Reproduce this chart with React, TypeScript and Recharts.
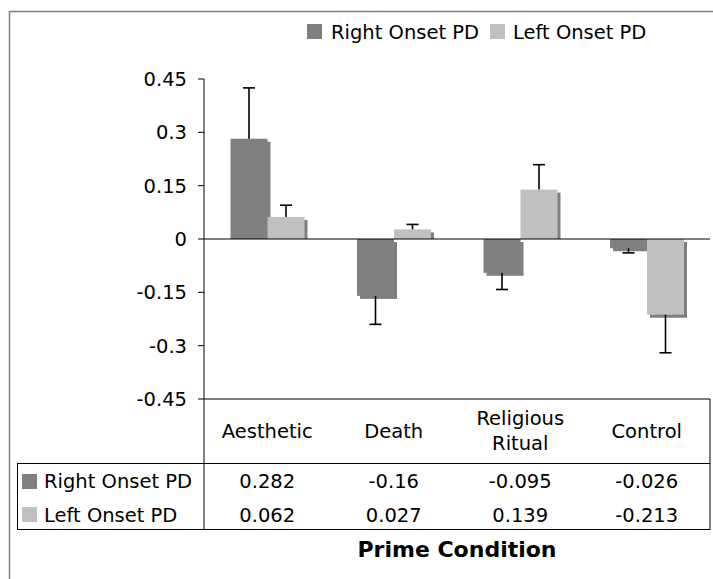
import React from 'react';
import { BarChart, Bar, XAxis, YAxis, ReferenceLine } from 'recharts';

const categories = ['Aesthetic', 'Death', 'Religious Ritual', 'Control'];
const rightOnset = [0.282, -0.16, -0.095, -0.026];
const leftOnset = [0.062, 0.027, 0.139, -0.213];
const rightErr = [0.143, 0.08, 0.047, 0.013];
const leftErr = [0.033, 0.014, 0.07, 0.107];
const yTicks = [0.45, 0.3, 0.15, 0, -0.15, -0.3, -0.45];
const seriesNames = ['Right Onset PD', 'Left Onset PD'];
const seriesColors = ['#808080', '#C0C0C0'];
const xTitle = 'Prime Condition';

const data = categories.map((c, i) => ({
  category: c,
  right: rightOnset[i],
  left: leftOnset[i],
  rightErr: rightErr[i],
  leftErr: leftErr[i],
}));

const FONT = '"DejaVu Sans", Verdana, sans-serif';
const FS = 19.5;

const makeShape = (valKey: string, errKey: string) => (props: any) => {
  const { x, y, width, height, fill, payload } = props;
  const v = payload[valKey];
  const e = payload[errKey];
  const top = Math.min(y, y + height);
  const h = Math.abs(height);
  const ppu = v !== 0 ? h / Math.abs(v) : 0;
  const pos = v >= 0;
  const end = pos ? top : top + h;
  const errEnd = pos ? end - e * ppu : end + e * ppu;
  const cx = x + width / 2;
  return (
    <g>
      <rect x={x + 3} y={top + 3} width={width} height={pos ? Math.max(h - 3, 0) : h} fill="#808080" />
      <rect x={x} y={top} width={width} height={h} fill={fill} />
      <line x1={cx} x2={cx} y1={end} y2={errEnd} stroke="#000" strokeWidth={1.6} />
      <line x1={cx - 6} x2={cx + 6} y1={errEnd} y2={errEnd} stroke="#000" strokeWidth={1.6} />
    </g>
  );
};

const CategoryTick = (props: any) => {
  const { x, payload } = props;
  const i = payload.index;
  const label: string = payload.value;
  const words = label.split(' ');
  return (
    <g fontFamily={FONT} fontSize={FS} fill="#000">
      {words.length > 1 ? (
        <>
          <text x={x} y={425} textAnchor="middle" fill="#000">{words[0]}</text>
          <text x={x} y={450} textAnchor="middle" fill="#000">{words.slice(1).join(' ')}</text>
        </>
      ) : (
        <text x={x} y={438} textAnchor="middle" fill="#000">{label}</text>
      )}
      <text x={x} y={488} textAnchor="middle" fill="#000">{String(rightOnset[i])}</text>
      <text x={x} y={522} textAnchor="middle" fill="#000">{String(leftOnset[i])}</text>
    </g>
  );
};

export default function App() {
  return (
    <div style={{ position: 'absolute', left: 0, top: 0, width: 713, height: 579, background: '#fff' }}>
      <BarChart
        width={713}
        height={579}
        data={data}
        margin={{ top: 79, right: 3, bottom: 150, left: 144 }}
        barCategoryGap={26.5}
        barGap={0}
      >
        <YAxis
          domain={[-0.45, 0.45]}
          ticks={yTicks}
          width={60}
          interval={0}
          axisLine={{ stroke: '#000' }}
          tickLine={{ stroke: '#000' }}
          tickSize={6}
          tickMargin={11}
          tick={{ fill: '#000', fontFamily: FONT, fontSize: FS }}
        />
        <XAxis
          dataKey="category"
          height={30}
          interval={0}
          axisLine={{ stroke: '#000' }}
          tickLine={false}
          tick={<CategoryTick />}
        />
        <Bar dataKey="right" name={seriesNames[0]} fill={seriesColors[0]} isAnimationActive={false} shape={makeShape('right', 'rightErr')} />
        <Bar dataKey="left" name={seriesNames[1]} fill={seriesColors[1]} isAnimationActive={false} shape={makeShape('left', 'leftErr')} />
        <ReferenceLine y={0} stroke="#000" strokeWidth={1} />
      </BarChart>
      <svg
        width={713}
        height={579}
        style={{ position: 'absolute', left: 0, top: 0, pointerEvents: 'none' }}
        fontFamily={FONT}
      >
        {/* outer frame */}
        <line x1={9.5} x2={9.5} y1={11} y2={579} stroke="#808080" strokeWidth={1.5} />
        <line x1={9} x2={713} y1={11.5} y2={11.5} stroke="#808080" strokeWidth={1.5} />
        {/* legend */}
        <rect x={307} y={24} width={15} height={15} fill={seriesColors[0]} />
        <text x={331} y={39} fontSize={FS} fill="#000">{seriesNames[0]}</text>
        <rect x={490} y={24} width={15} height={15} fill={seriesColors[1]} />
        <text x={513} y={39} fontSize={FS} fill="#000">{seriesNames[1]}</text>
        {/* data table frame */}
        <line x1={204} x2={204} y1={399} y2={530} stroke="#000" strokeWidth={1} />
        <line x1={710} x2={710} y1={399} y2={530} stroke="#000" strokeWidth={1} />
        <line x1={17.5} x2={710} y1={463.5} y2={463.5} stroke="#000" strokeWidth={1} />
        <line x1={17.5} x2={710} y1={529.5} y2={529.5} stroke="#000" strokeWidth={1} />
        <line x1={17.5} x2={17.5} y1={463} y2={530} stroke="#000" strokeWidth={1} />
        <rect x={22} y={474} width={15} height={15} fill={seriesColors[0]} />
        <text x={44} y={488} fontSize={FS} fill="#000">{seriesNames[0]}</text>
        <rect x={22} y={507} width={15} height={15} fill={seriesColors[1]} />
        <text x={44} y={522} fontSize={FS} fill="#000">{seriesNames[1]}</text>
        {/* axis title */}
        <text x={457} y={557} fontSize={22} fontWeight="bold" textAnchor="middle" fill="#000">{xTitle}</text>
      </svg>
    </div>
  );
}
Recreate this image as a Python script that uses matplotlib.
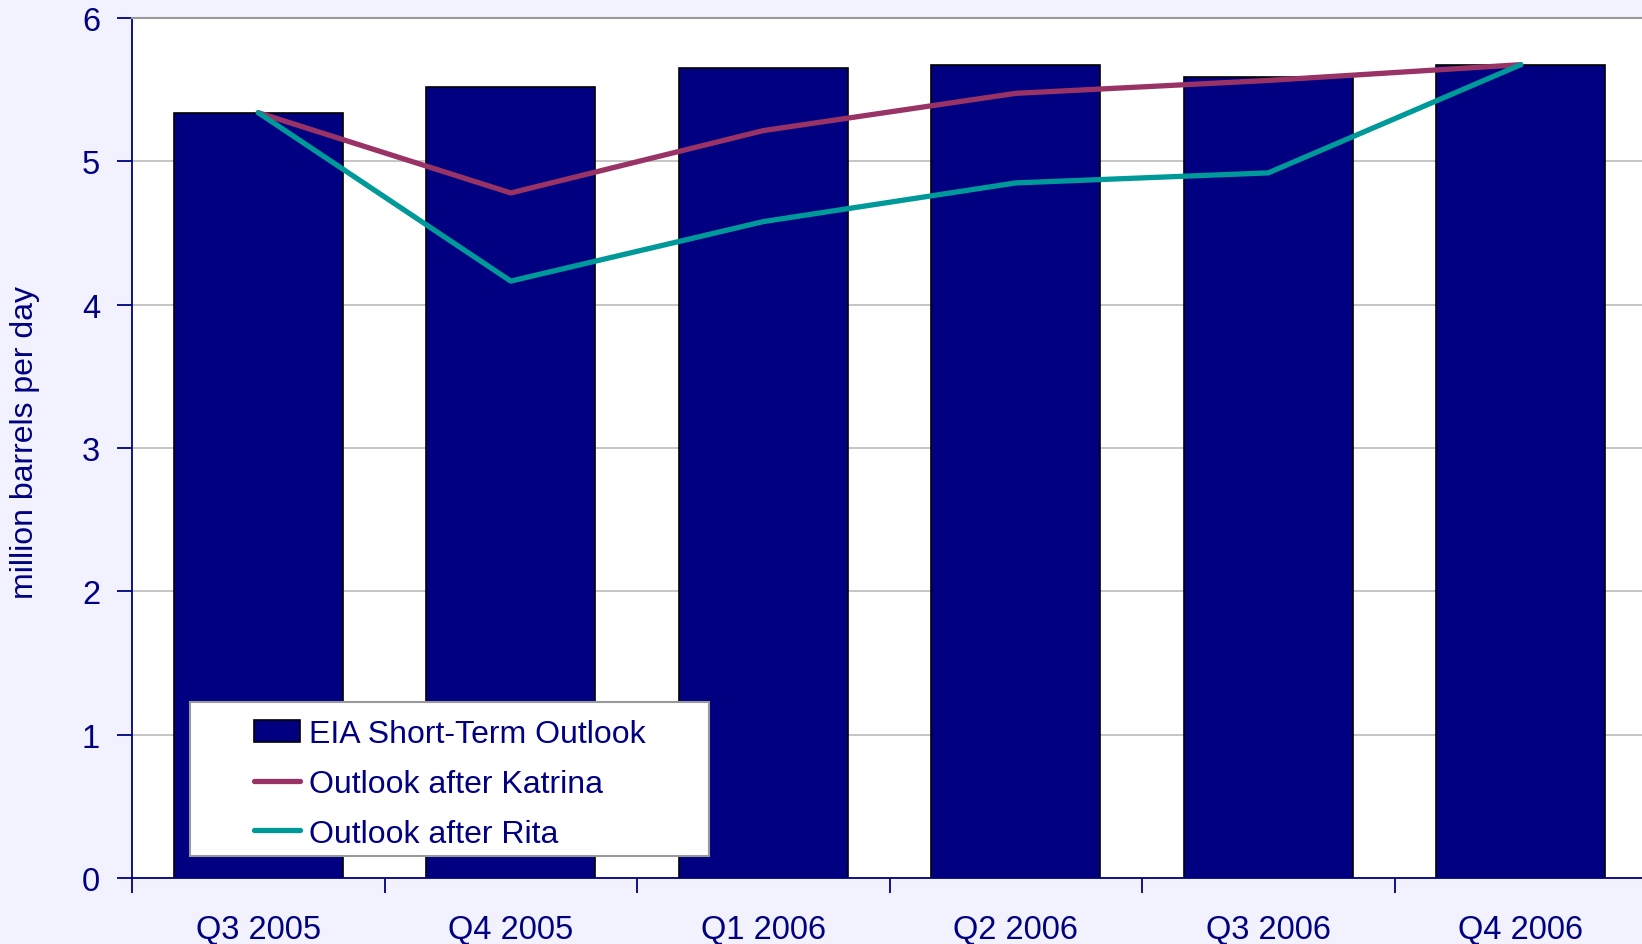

========

Problem requirements ::
Give again, please, precisely the lines that begin the records and run through the line with "XAxis, YAxis, ReferenceLine" in it, keeping both end lines and dropping any pictures.

Task solution ::
Reproduce this chart with React, TypeScript and Recharts.
import React from 'react';
import { BarChart, Bar, XAxis, YAxis, ReferenceLine } from 'recharts';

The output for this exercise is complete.